Mike Ren, an Independent Game Developer living in Brooklyn, NYC developed Clockwork a group puzzle game designed for the Grasshopper Round Table. Keep reading to get to know him and his experience!
Can you tell us something about yourself?
I’ve got a taste for making unique experiences on new technologies and platforms. You can find me at mikeyren.com.
About Clockwork, my goal is to bring face-to-face gaming back to bars around New York City. Drink a beer, play and make some new friends! The idea came out of lots of fingers, tons of rotating platforms, then marbles.
What can you tell us about the development of the game?
A key component in designing the game was looking at how to develop for a circular social experience. We spent a lot of time looking at the pros and cons of the table’s design, eventually setting on certain things we wanted to happen. We liked the idea of people’s fingers being intertwined while playing, for people to feel both overwhelmed and excited about the visual design, and for the audience to experience dramatic failures, in which failing is a spectacle that leads to a “One More Try” feeling.
Development has honestly been a mixture of mistakes, surprises, and intuition, as all creative things go. Our original prototype placed First at the Grasshopper 48 Hour Game Jam and we were fortunate enough to win Unity Pro licenses to continue development. The original team composed of myself, Sebastian Teedstale, Jammy Su, Mark Monaco, Kirsten Sugar, and Yulian Ovdey, but over the months we’ve collaborated with many more talented individuals for feedback and to fine tune the experience.
Our last showing was at the Come Out & Play: After Dark Festival at South Street Seaport in New York. We are hoping to have upcoming events at the Grasshopper Offices in the next few months. If you’re in New York City, stop by to try it out!
What is the most important thing you learned when making this game?
Trust your gut. When you’re young and inexperienced, intuition is the strongest tool you have.
What advice would you tell people who are beginning with game development?
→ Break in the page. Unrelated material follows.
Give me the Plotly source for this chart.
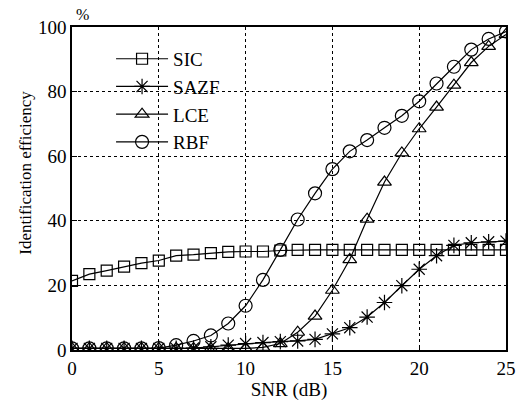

1.) Get involved in the Community
Making games is incredibly difficult and can be a very lonely journey so it’s crucial to find like-minded individuals who share similar views; friends and peers who can give you feedback, support your ideas, and give you an opportunity to share your work.
2.) Enter Game Jams
I can’t stress this enough. You will learn so much when racing against the clock. Creativity truly flourishes when deadlines are set and resources are limited. You’ll learn the limits of your own abilities and those of your teammates.
3.) Prototype, Playtest, Iterate.
When you settle on a concept, prototype it out as soon as possible. Get it in front of fresh eyes and you’ll immediately see what works and what needs to happen next. After months of working on the same game, it’s easy to quickly lose sight of changes and the worst mistake is making changes that further complicates the problem. Through seeing others play, you can rediscover the core idea and why you fell in love with it in the first place.
Anything else you would like to share with the audience?
For a long time, we struggled with teaching new players the rotation patterns in which the cog pieces moved. At one point in development, we tried to solve this issue by creating levels that progressed in difficulty, but upon playtesting, it became apparent people didn’t have the time or patience to get through all of the levels. Furthermore, the overwhelming but exciting feeling that our original prototype had was lost.
We realized the problem wasn’t in level progression, but rather an issue with visual feedback and communicating intent. We adjusted the feedback arrows to respond more dynamically to touches and remade the arrows. Further playtest showed that this started to alleviate some of the confusion.
So with two weeks left before our first public unveiling, we actually went full circle on our last month of work, removing the level progression and returning to our prototype roots. Sometimes you run a mile only to realize you’re going in the wrong direction, but on your way back, you’ll be much more prepared for the race.
Thanks Mike for this interview and we’ll be looking forward to your new projects.